[TASK DETAILS] Copy exactly the lines from the start of the material through the line with "const yTicks = [0, 0.05, 0.10, 0.15, 0.20, 0.25];". Pictures stay out of the copy.

[COLLECTED MATERIAL]
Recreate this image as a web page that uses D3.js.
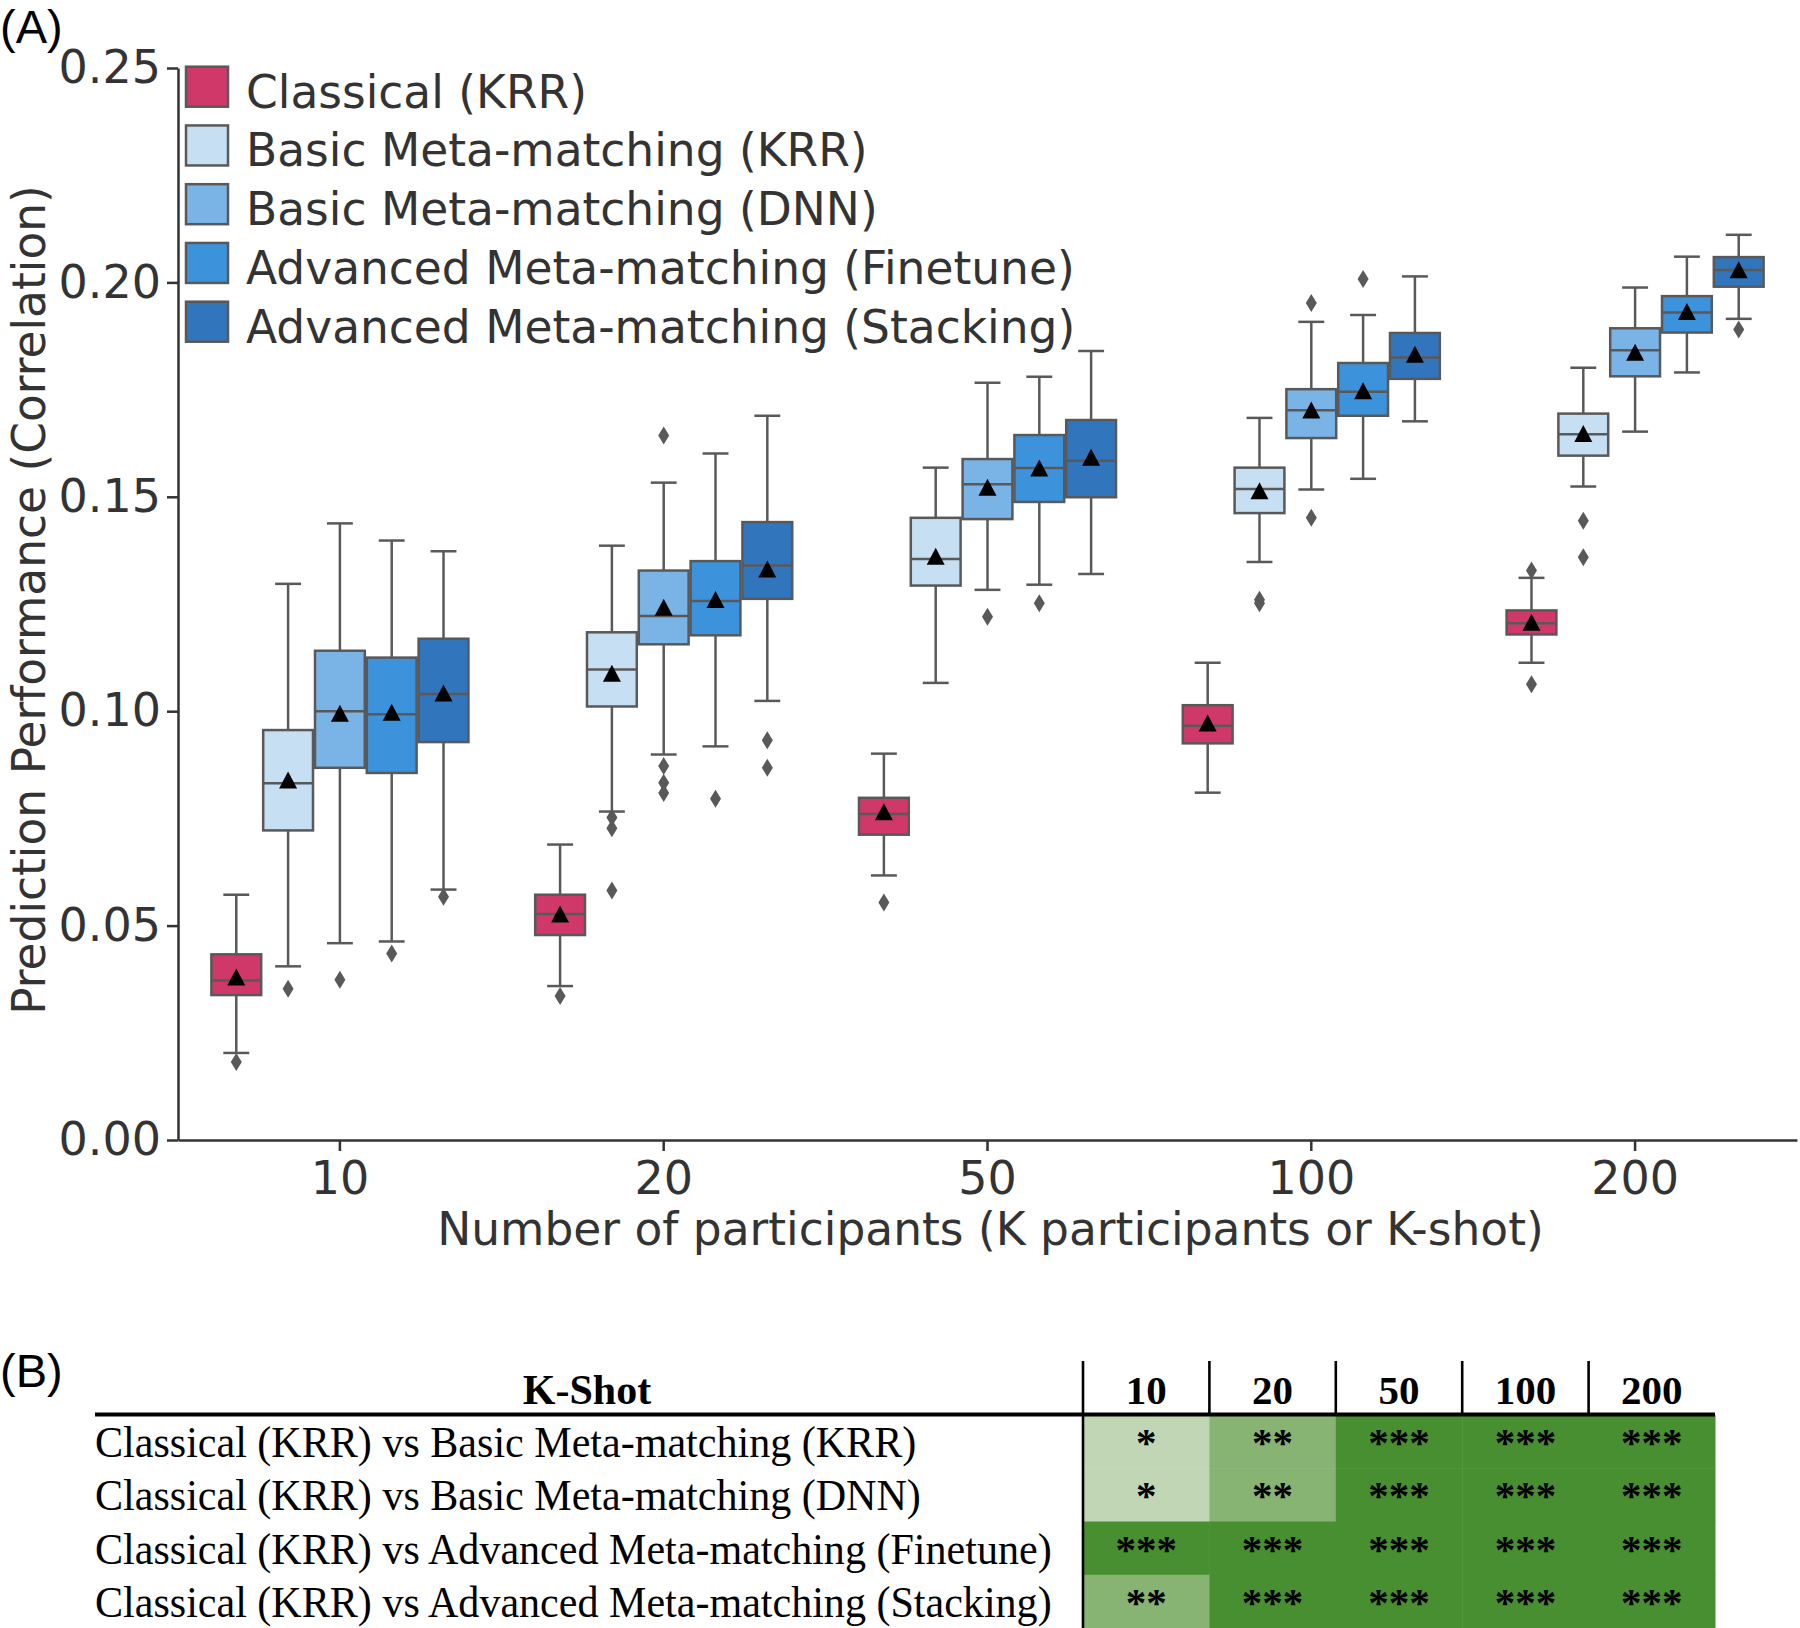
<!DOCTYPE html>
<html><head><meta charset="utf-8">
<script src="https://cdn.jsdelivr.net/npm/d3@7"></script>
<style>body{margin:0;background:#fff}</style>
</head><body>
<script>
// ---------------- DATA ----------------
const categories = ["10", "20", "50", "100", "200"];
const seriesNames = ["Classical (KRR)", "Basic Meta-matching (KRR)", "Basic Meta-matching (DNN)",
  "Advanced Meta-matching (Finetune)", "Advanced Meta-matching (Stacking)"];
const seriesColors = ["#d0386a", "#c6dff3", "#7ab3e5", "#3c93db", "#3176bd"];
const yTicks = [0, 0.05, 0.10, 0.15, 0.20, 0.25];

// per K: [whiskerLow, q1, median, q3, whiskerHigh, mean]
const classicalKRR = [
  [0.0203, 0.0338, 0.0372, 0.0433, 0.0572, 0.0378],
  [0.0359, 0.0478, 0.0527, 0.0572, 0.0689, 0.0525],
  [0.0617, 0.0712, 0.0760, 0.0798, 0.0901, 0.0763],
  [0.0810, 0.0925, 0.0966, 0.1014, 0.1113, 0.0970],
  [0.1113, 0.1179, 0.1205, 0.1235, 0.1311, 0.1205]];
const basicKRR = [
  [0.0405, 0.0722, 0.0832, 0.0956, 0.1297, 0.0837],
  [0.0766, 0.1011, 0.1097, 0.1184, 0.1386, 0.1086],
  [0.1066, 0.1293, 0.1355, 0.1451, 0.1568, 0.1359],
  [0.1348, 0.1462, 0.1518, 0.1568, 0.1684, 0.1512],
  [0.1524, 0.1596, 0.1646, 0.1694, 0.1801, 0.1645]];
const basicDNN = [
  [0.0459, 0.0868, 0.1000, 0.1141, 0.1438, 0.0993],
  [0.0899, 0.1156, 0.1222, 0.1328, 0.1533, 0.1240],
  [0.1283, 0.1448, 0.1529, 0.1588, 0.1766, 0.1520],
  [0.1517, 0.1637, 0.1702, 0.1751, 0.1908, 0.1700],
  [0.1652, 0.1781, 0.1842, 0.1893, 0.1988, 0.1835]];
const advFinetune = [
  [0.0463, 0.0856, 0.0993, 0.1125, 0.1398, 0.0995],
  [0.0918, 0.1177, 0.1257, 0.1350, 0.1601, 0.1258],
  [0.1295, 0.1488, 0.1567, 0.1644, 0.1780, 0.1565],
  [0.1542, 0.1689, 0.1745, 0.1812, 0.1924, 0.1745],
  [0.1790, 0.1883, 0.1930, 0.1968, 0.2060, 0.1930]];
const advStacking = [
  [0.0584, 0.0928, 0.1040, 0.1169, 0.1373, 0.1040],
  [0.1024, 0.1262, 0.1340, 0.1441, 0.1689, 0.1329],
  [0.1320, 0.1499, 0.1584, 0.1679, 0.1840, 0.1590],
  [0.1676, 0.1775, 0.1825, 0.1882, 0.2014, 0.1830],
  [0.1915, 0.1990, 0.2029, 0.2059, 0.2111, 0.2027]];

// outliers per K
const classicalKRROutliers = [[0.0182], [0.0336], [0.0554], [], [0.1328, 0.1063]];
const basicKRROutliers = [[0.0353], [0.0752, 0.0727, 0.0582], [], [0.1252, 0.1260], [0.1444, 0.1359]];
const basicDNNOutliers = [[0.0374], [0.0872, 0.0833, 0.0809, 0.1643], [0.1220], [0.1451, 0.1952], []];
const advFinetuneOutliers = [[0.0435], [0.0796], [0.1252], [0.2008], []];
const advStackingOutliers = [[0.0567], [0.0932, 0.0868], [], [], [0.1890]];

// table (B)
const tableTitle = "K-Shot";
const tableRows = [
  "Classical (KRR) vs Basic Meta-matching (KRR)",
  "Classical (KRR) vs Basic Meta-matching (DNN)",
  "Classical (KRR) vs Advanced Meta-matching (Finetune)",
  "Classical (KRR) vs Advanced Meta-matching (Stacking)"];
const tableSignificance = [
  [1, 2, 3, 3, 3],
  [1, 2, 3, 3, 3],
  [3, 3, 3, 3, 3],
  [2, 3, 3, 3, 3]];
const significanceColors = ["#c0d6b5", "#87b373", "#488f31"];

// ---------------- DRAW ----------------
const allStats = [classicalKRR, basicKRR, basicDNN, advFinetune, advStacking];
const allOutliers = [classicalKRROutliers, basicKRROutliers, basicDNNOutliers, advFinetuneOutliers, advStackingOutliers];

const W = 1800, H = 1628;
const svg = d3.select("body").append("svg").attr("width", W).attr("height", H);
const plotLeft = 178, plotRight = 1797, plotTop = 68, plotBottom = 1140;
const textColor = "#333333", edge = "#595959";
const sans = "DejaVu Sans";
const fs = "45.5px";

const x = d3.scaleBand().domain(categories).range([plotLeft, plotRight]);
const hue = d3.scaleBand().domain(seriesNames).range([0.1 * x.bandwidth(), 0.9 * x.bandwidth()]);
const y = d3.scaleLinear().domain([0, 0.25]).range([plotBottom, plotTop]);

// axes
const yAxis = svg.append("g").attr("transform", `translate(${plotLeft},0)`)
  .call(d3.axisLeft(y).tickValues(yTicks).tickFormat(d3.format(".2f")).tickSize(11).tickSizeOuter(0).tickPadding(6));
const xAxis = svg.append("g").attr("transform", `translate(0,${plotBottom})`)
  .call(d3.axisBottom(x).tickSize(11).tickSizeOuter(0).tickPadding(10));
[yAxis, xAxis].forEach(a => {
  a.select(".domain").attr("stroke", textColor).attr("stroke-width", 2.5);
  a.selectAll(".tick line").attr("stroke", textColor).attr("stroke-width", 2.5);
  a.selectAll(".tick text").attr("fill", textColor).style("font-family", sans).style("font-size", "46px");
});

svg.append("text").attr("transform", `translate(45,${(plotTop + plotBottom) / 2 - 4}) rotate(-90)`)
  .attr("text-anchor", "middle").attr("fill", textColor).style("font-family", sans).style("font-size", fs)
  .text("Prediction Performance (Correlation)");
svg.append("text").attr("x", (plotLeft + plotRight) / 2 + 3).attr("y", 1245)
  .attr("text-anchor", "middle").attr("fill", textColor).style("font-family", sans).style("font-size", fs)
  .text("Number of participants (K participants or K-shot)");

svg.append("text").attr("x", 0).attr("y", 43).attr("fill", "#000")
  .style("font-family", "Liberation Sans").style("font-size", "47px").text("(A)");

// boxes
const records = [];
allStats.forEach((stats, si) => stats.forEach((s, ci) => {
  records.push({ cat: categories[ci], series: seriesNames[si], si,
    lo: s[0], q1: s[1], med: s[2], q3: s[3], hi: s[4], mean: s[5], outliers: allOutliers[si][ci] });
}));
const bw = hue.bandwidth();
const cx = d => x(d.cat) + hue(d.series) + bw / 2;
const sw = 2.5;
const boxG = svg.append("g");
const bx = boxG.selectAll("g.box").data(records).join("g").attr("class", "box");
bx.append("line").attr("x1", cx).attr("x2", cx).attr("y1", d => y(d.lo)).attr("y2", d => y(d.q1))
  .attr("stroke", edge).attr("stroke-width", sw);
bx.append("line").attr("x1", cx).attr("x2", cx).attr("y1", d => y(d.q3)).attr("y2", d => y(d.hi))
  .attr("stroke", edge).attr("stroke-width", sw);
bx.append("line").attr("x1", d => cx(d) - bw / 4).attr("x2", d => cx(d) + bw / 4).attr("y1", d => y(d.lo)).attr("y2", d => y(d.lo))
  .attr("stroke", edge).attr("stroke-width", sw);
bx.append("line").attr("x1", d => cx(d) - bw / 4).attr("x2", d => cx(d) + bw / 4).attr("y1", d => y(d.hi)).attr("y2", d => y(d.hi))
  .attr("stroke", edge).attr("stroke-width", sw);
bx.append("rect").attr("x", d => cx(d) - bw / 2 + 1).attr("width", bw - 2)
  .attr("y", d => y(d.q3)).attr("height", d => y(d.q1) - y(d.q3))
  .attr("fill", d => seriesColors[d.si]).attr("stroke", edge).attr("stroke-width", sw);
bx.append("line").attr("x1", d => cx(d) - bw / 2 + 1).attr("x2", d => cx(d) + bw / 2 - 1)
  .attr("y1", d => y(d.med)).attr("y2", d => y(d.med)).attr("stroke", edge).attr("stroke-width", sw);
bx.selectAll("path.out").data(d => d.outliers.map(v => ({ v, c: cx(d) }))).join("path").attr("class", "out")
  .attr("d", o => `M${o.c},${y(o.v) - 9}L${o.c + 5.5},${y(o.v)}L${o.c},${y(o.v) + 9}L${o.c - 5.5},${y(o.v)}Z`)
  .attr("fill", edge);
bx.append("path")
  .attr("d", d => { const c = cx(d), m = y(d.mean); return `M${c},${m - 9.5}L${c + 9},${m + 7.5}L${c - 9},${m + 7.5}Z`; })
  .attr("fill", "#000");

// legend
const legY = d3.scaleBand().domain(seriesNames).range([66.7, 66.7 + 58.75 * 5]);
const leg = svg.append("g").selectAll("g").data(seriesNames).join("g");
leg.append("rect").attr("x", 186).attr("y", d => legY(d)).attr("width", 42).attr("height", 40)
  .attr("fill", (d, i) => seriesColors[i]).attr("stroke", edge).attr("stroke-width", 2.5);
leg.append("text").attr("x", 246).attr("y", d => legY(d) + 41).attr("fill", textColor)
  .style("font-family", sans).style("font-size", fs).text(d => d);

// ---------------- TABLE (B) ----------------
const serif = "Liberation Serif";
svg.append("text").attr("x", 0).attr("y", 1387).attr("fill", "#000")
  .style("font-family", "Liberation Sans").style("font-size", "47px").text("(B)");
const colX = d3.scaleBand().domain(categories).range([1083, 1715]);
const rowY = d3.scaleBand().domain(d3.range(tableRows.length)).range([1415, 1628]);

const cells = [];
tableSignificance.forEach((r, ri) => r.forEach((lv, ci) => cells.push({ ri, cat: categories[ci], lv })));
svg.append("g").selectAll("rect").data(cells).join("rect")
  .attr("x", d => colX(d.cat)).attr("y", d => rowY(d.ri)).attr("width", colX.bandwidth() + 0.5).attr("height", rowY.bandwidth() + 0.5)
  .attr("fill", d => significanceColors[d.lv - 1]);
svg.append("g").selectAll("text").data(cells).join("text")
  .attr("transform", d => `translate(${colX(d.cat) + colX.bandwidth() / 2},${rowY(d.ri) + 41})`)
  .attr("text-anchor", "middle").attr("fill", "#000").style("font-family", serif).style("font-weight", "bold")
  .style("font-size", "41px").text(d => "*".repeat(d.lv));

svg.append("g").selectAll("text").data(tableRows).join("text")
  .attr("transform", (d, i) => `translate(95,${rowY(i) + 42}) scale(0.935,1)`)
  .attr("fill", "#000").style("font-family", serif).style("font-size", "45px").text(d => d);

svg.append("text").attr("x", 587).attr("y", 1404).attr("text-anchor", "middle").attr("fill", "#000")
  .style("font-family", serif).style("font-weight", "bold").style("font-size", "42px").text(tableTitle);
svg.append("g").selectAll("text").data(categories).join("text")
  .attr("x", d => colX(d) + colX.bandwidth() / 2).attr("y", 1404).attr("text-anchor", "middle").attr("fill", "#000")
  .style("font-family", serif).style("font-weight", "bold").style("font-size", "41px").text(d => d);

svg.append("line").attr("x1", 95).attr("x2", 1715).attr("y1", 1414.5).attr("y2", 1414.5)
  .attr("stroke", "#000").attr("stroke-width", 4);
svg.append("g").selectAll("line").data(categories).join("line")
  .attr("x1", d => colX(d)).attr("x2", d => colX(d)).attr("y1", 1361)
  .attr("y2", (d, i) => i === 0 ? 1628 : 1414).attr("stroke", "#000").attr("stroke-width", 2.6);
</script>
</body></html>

[FINAL RESULT]
Recreate this image as a web page that uses D3.js.
<!DOCTYPE html>
<html><head><meta charset="utf-8">
<script src="https://cdn.jsdelivr.net/npm/d3@7"></script>
<style>body{margin:0;background:#fff}</style>
</head><body>
<script>
// ---------------- DATA ----------------
const categories = ["10", "20", "50", "100", "200"];
const seriesNames = ["Classical (KRR)", "Basic Meta-matching (KRR)", "Basic Meta-matching (DNN)",
  "Advanced Meta-matching (Finetune)", "Advanced Meta-matching (Stacking)"];
const seriesColors = ["#d0386a", "#c6dff3", "#7ab3e5", "#3c93db", "#3176bd"];
const yTicks = [0, 0.05, 0.10, 0.15, 0.20, 0.25];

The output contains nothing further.